Some Bitcoin slang:
1. HODL
Example: "Stay strong, HODL even when the price drops."
In early bitcoin forums, someone posted a message that spelled the word "hold" wrong, and readers interpreted it as an acronym "hold on for dear life," Saddington explains. "Now, it's become a meme of sorts, so that when the prices are highly volatile, bitcoin buyers say 'HODL!'" Saddington describes himself as "a long-term HODLER."
2. FUD
Example: "If someone tells you bitcoin is a bubble, they just have FUD."
This one is simple, Saddington says. FUD means "fear, uncertainty and doubt." Bitcoin followers advise to HODL your coins despite the FUD of those outside the community.
3. Sats
Example: "How many sats are you buying at this price?"

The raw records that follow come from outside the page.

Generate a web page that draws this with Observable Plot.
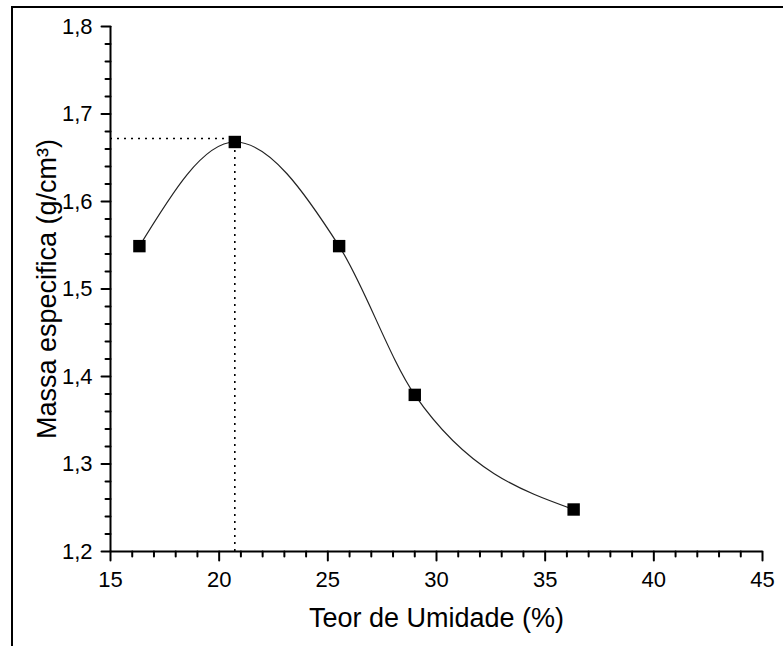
<!DOCTYPE html>
<html>
<head>
<meta charset="utf-8">
<script src="https://cdn.jsdelivr.net/npm/d3@7"></script>
<script src="https://cdn.jsdelivr.net/npm/@observablehq/plot@0.6"></script>
<style>
  html, body { margin: 0; padding: 0; background: #fff; }
  #wrap { position: relative; width: 783px; height: 646px; overflow: hidden; background: #fff; }
  #frame { position: absolute; left: 11px; top: 6px; width: 800px; height: 700px; border: 2px solid #000; box-sizing: border-box; pointer-events: none; }
  #chart { position: absolute; left: 0; top: 0; }
</style>
</head>
<body>
<div id="wrap"><div id="chart"></div><div id="frame"></div></div>
<script>
// Data
const moisture = [16.33, 20.72, 25.52, 29.0, 36.31];      // Teor de Umidade (%)
const density  = [1.549, 1.668, 1.549, 1.379, 1.248];     // Massa especifica (g/cm³)

// Optimum point (dotted guide lines)
const optimumMoisture = [20.72];
const maxDensity = [1.672];

// Axis ticks
const xMajorTicks = [15, 20, 25, 30, 35, 40, 45];
const xMinorTicks = [16,17,18,19,21,22,23,24,26,27,28,29,31,32,33,34,36,37,38,39,41,42,43,44];
const yMajorTicks = [1.2, 1.3, 1.4, 1.5, 1.6, 1.7, 1.8];
const yMinorTicks = [1.22,1.24,1.26,1.28,1.32,1.34,1.36,1.38,1.42,1.44,1.46,1.48,1.52,1.54,1.56,1.58,1.62,1.64,1.66,1.68,1.72,1.74,1.76,1.78];

const xTitle = ["Teor de Umidade (%)"];
const yTitle = ["Massa especifica (g/cm³)"];

const points = moisture.map((m, i) => ({x: m, y: density[i]}));
const xDomain = [xMajorTicks[0], xMajorTicks[xMajorTicks.length - 1]];
const yDomain = [yMajorTicks[0], yMajorTicks[yMajorTicks.length - 1]];

const font = "Arial, 'Liberation Sans', Helvetica, sans-serif";
const major = 9, minor = 5;
const tickColor = "#000";

// tick shape for vector marks (a plain segment, no arrow head)
const tickShape = {draw(context, l) { context.moveTo(0, 0); context.lineTo(0, -l); }};

const chart = Plot.plot({
  width: 783,
  height: 646,
  marginLeft: 110,
  marginRight: 21,
  marginTop: 26,
  marginBottom: 95,
  x: {domain: xDomain, axis: null},
  y: {domain: yDomain, axis: null},
  style: {fontFamily: font, fontSize: "22px", color: "#000", background: "transparent", overflow: "visible"},
  marks: [
    // tick marks (outward)
    Plot.vector(xMajorTicks, {x: d => d, y: yDomain[0], length: major, rotate: 180, anchor: "start", shape: tickShape, stroke: tickColor, strokeWidth: 2}),
    Plot.vector(xMinorTicks, {x: d => d, y: yDomain[0], length: minor, rotate: 180, anchor: "start", shape: tickShape, stroke: tickColor, strokeWidth: 2}),
    Plot.vector(yMajorTicks, {y: d => d, x: xDomain[0], length: major, rotate: -90, anchor: "start", shape: tickShape, stroke: tickColor, strokeWidth: 2}),
    Plot.vector(yMinorTicks, {y: d => d, x: xDomain[0], length: minor, rotate: -90, anchor: "start", shape: tickShape, stroke: tickColor, strokeWidth: 2}),
    // tick labels
    Plot.text(xMajorTicks, {x: d => d, y: yDomain[0], text: d => String(d), lineAnchor: "top", dy: major + 11, fontSize: 22, fill: "#000"}),
    Plot.text(yMajorTicks, {y: d => d, x: xDomain[0], text: d => d.toFixed(1).replace(".", ","), textAnchor: "end", dx: -(major + 9), fontSize: 22, fill: "#000"}),
    // axis lines
    Plot.ruleX([xDomain[0]], {strokeWidth: 2, stroke: "#000"}),
    Plot.ruleY([yDomain[0]], {strokeWidth: 2, stroke: "#000"}),
    // dotted guides
    Plot.ruleY(maxDensity, {x1: xDomain[0], x2: optimumMoisture[0], stroke: "#000", strokeWidth: 1.6, strokeDasharray: "2,5"}),
    Plot.ruleX(optimumMoisture, {y1: yDomain[0], y2: maxDensity[0], stroke: "#000", strokeWidth: 1.6, strokeDasharray: "2,5"}),
    // fitted curve
    Plot.line(points, {x: "x", y: "y", curve: "monotone-x", stroke: "#222", strokeWidth: 1.2}),
    // data points
    Plot.dot(points, {x: "x", y: "y", symbol: "square", r: 7, fill: "#000", stroke: null}),
    // axis titles
    Plot.text(xTitle, {text: d => d, frameAnchor: "bottom", textAnchor: "middle", lineAnchor: "bottom", dy: 75, fontSize: 27, fill: "#000"}),
    Plot.text(yTitle, {text: d => d, frameAnchor: "left", textAnchor: "middle", lineAnchor: "bottom", rotate: -90, dx: -55, fontSize: 27, fill: "#000"})
  ]
});
document.getElementById("chart").appendChild(chart);
</script>
</body>
</html>
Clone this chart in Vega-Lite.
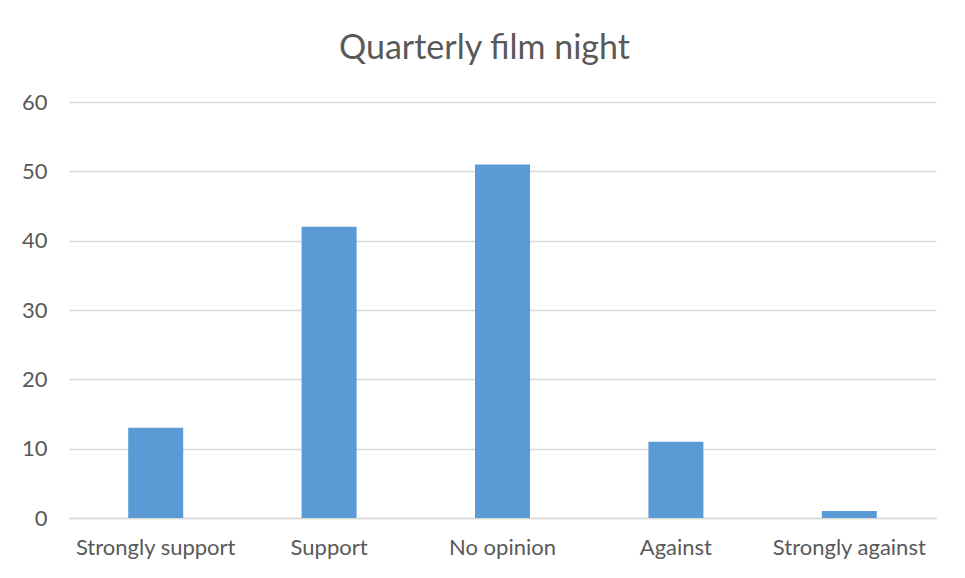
{
  "$schema": "https://vega.github.io/schema/vega-lite/v6.json",
  "width": 867,
  "height": 416,
  "autosize": {"type": "none"},
  "padding": {"left": 69, "top": 102, "right": 29, "bottom": 60},
  "background": "white",
  "title": {
    "text": "Quarterly film night",
    "font": "Lato",
    "fontSize": 34,
    "fontWeight": "normal",
    "color": "#595959",
    "anchor": "middle",
    "dx": -18,
    "offset": 25
  },
  "data": {
    "values": [
      {"response": "Strongly support", "count": 13},
      {"response": "Support", "count": 42},
      {"response": "No opinion", "count": 51},
      {"response": "Against", "count": 11},
      {"response": "Strongly against", "count": 1}
    ]
  },
  "mark": {"type": "bar", "color": "#5B9BD5", "width": 55},
  "encoding": {
    "x": {
      "field": "response",
      "type": "nominal",
      "sort": null,
      "scale": {"paddingInner": 0, "paddingOuter": 0},
      "axis": {
        "title": null,
        "labelAngle": 0,
        "labelFont": "Lato",
        "labelFontSize": 22,
        "labelColor": "#595959",
        "labelPadding": 19,
        "ticks": false,
        "domainColor": "#d9d9d9",
        "domainWidth": 1.5,
        "grid": false
      }
    },
    "y": {
      "field": "count",
      "type": "quantitative",
      "scale": {"domain": [0, 60]},
      "axis": {
        "title": null,
        "values": [0, 10, 20, 30, 40, 50, 60],
        "labelFont": "Lato",
        "labelFontSize": 22,
        "labelColor": "#595959",
        "labelPadding": 22,
        "ticks": false,
        "domain": false,
        "gridColor": "#d9d9d9",
        "gridWidth": 1.5
      }
    }
  },
  "config": {"view": {"stroke": null}}
}
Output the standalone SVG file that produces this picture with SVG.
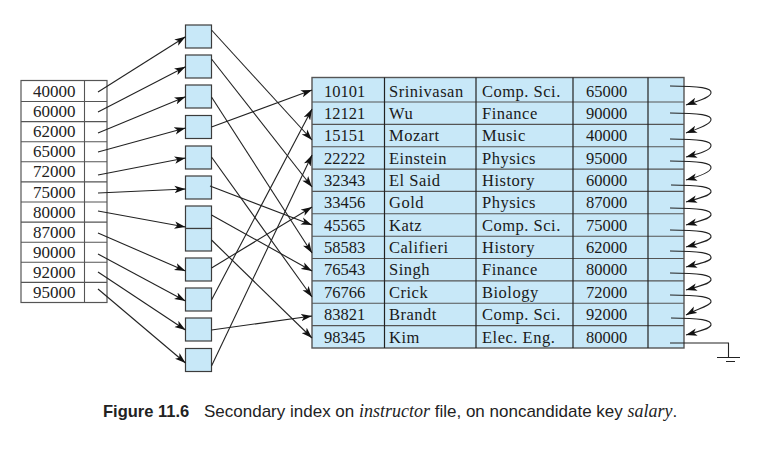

"Sats" is short for "satoshis," a term derived from the first name of
bitcoin's mysterious creator, Satoshi Nakamoto. It refers to the smallest fraction of a bitcoin that can be sent, which is 0.00000001 of a bitcoin. Instead of looking at bitcoin in terms of a dollar value, "real traders look at sats, or satoshis," says Saddington.
4. Whale
Example: "There must be a whale behind this coin's movement."
"A whale is someone who owns a lot of cryptocurrency," Saddington says. "According to statistics and the addresses that you can find online — because bitcoin isn't truly anonymous; you can actually find the whales — these are the people who own a ton of bitcoin. We're talking about like hundreds of thousands of bitcoin or more."
If a "whale" sells a lot of their stake, it can cause the price of a cryptocurrency to dip by flooding supply, he explains.
5. Pump and dump
Example: "This coin's chart looks like it was a pump and dump."
"Pump and dumpers are people who often say, 'Hey, let's all of us together pump this coin,' which means buy the coin, create the demand in the market, the coin will go up in value," Saddington says. Then, everyone "dumps" the coin and sells.
These schemes are often orchestrated through apps like Slack or Telegram, he adds, and advises curious chatroom readers to beware of such gimmicks. An investigation into "pump and dump" schemes by
Business Insider found the practice to be an "open secret among many cryptocurrency traders."
6. Bagholders
Example: "I think this coin is going to sell off, and someone's going to be left as the bagholder."
"A bagholder, essentially, is a very unfortunate soul who at the end of the day — maybe from a pump and dump — who got 'held with the bag,' which means they wanted to sell at a higher price, but the market moved too fast," Saddington says. Then, that person is left with "a coin they don't want at a price they can't sell it [at]."
7. Mooning
Example: "Ripple is mooning!"
If something is "mooning," that means a coin's price is experiencing a spike. "That is often what you'll see on Twitter, or social media sites," he says. "That is one term that I don't enjoy."
Crypto-watchers will often get excited about minor bumps in price and boast that their coin is headed "to the moon," Saddington says, sometimes only in an effort to inflate the price for their own gain.
"I think mooning is one of those terms I'd like to remove from the general vernacular," he says.